* [CHALLENGE]: Reproduce the records below exactly as they appear, omitting any pictures they contain.

___ RECORDS SHOWN ___

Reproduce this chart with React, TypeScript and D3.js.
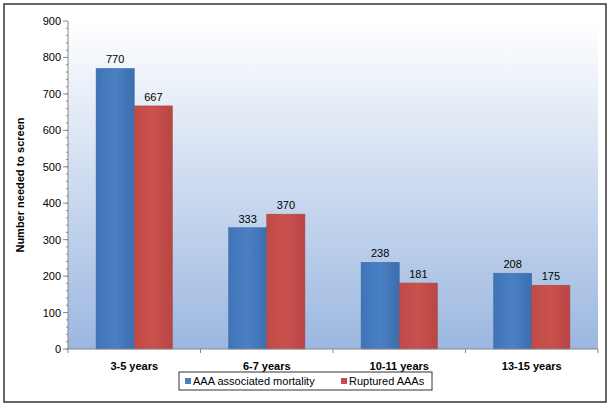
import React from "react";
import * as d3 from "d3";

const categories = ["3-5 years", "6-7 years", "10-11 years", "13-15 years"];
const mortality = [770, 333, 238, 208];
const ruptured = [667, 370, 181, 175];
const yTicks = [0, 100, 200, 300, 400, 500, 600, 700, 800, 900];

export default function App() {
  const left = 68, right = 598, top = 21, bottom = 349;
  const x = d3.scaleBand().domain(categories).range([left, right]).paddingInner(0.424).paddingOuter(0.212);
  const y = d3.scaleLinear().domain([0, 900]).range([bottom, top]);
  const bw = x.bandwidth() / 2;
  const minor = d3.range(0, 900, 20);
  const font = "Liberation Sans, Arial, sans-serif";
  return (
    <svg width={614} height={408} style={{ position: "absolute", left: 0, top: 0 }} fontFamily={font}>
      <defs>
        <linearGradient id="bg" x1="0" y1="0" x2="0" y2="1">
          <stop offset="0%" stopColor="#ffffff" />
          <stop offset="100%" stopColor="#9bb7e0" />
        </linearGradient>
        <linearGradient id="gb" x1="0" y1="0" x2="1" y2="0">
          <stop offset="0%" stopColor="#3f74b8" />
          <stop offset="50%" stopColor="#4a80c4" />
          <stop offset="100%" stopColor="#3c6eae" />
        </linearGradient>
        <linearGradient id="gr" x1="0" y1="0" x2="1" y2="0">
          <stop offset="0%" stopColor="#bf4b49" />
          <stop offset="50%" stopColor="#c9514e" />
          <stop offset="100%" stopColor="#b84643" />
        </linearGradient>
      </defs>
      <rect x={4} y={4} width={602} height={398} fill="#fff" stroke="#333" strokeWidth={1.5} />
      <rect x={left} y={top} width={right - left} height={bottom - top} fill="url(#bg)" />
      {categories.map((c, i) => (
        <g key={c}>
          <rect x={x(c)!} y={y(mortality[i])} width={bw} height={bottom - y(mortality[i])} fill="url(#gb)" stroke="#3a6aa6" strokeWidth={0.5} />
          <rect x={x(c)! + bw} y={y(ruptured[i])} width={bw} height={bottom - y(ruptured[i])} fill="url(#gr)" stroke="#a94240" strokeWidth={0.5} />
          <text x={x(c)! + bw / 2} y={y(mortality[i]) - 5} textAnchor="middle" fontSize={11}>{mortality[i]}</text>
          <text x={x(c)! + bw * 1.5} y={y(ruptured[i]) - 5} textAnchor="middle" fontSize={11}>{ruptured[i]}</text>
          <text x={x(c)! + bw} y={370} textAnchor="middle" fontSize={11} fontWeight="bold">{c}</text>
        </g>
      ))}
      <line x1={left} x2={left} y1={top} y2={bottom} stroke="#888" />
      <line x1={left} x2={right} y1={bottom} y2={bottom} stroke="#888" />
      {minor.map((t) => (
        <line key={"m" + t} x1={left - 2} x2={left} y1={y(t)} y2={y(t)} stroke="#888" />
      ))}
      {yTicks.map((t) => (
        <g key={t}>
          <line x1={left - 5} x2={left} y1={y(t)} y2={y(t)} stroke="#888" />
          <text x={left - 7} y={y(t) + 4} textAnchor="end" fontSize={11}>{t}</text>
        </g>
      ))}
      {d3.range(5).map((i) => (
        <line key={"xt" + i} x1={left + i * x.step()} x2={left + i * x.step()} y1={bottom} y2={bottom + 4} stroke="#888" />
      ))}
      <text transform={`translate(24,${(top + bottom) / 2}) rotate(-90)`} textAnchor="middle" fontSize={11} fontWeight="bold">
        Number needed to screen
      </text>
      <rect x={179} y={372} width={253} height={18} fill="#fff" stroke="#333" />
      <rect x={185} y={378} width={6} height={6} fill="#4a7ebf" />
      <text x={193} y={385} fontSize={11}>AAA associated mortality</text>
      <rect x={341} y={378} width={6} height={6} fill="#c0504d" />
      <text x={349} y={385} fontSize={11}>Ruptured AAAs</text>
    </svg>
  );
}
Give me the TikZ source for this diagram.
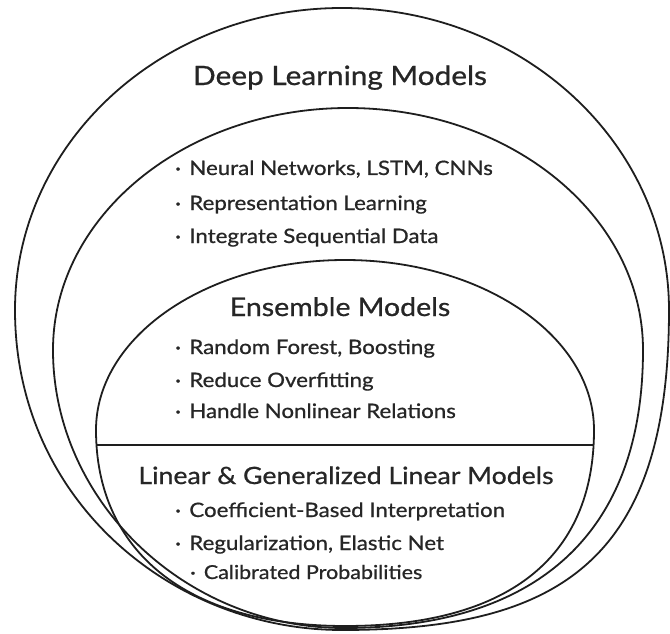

___

* [TASK SOLUTION]:
Reproduce this chart with React, TypeScript and D3.js.
import React from "react";
import * as d3 from "d3";

const categories = ["3-5 years", "6-7 years", "10-11 years", "13-15 years"];
const mortality = [770, 333, 238, 208];
const ruptured = [667, 370, 181, 175];
const yTicks = [0, 100, 200, 300, 400, 500, 600, 700, 800, 900];

export default function App() {
  const left = 68, right = 598, top = 21, bottom = 349;
  const x = d3.scaleBand().domain(categories).range([left, right]).paddingInner(0.424).paddingOuter(0.212);
  const y = d3.scaleLinear().domain([0, 900]).range([bottom, top]);
  const bw = x.bandwidth() / 2;
  const minor = d3.range(0, 900, 20);
  const font = "Liberation Sans, Arial, sans-serif";
  return (
    <svg width={614} height={408} style={{ position: "absolute", left: 0, top: 0 }} fontFamily={font}>
      <defs>
        <linearGradient id="bg" x1="0" y1="0" x2="0" y2="1">
          <stop offset="0%" stopColor="#ffffff" />
          <stop offset="100%" stopColor="#9bb7e0" />
        </linearGradient>
        <linearGradient id="gb" x1="0" y1="0" x2="1" y2="0">
          <stop offset="0%" stopColor="#3f74b8" />
          <stop offset="50%" stopColor="#4a80c4" />
          <stop offset="100%" stopColor="#3c6eae" />
        </linearGradient>
        <linearGradient id="gr" x1="0" y1="0" x2="1" y2="0">
          <stop offset="0%" stopColor="#bf4b49" />
          <stop offset="50%" stopColor="#c9514e" />
          <stop offset="100%" stopColor="#b84643" />
        </linearGradient>
      </defs>
      <rect x={4} y={4} width={602} height={398} fill="#fff" stroke="#333" strokeWidth={1.5} />
      <rect x={left} y={top} width={right - left} height={bottom - top} fill="url(#bg)" />
      {categories.map((c, i) => (
        <g key={c}>
          <rect x={x(c)!} y={y(mortality[i])} width={bw} height={bottom - y(mortality[i])} fill="url(#gb)" stroke="#3a6aa6" strokeWidth={0.5} />
          <rect x={x(c)! + bw} y={y(ruptured[i])} width={bw} height={bottom - y(ruptured[i])} fill="url(#gr)" stroke="#a94240" strokeWidth={0.5} />
          <text x={x(c)! + bw / 2} y={y(mortality[i]) - 5} textAnchor="middle" fontSize={11}>{mortality[i]}</text>
          <text x={x(c)! + bw * 1.5} y={y(ruptured[i]) - 5} textAnchor="middle" fontSize={11}>{ruptured[i]}</text>
          <text x={x(c)! + bw} y={370} textAnchor="middle" fontSize={11} fontWeight="bold">{c}</text>
        </g>
      ))}
      <line x1={left} x2={left} y1={top} y2={bottom} stroke="#888" />
      <line x1={left} x2={right} y1={bottom} y2={bottom} stroke="#888" />
      {minor.map((t) => (
        <line key={"m" + t} x1={left - 2} x2={left} y1={y(t)} y2={y(t)} stroke="#888" />
      ))}
      {yTicks.map((t) => (
        <g key={t}>
          <line x1={left - 5} x2={left} y1={y(t)} y2={y(t)} stroke="#888" />
          <text x={left - 7} y={y(t) + 4} textAnchor="end" fontSize={11}>{t}</text>
        </g>
      ))}
      {d3.range(5).map((i) => (
        <line key={"xt" + i} x1={left + i * x.step()} x2={left + i * x.step()} y1={bottom} y2={bottom + 4} stroke="#888" />
      ))}
      <text transform={`translate(24,${(top + bottom) / 2}) rotate(-90)`} textAnchor="middle" fontSize={11} fontWeight="bold">
        Number needed to screen
      </text>
      <rect x={179} y={372} width={253} height={18} fill="#fff" stroke="#333" />
      <rect x={185} y={378} width={6} height={6} fill="#4a7ebf" />
      <text x={193} y={385} fontSize={11}>AAA associated mortality</text>
      <rect x={341} y={378} width={6} height={6} fill="#c0504d" />
      <text x={349} y={385} fontSize={11}>Ruptured AAAs</text>
    </svg>
  );
}
Give me the TikZ source for this diagram.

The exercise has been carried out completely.